William Glasser identified five basic needs which provide govern our choices: belonging and love; power; Freedom; enjoyment, appreciation, fun; and safety and survival. The primary need which drives adolescents is freedom which provides choice. Inquiry based research can satisfy an adolescent’s need for choice over his or her learning. Dr Ronald Dahl, University of Pittsburgh, points out that “Adolescents are actively looking for experiences to create intense feelings.” Other researchers, such as Lawrence Steinberg, agree. “The parts of the brain responsible for things like sensation seeking are getting turned on in big ways around puberty” but cautions that, at the same time, “the parts [of the brain] for exercising judgment are still maturing throughout the course of adolescence” (“What Makes Teens Tick?”, 2004: 51).
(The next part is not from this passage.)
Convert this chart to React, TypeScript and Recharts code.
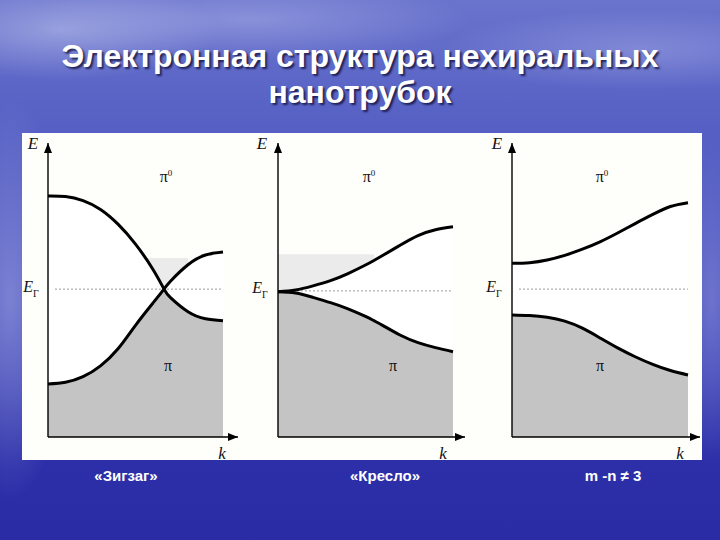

A structured student inquiry, whether guided or independent, allows both student choice and the opportunities for teachers to provide an appropriate structure to develop student “capacity and confidence to function as autonomous learners in a new knowledge age” (Hill et al, 2002: 101). It is vital that adolescents are taught strategies to make effective choices without overemphasizing the importance of emotional influences. In addressing the apparent contradictions in planning inquiries that satisfy both what adolescents believe will motivate them and what teachers believe will satisfy their learning needs, we need to clarify if we, as teachers, want to “teach for the society we live in, or … teach for the one we want to see” (Bigelow, Harvey, Karp & Miller, 2001). The fact that a learning experience pushes students beyond their comfort zone can be a positive aspect of middle years pedagogy.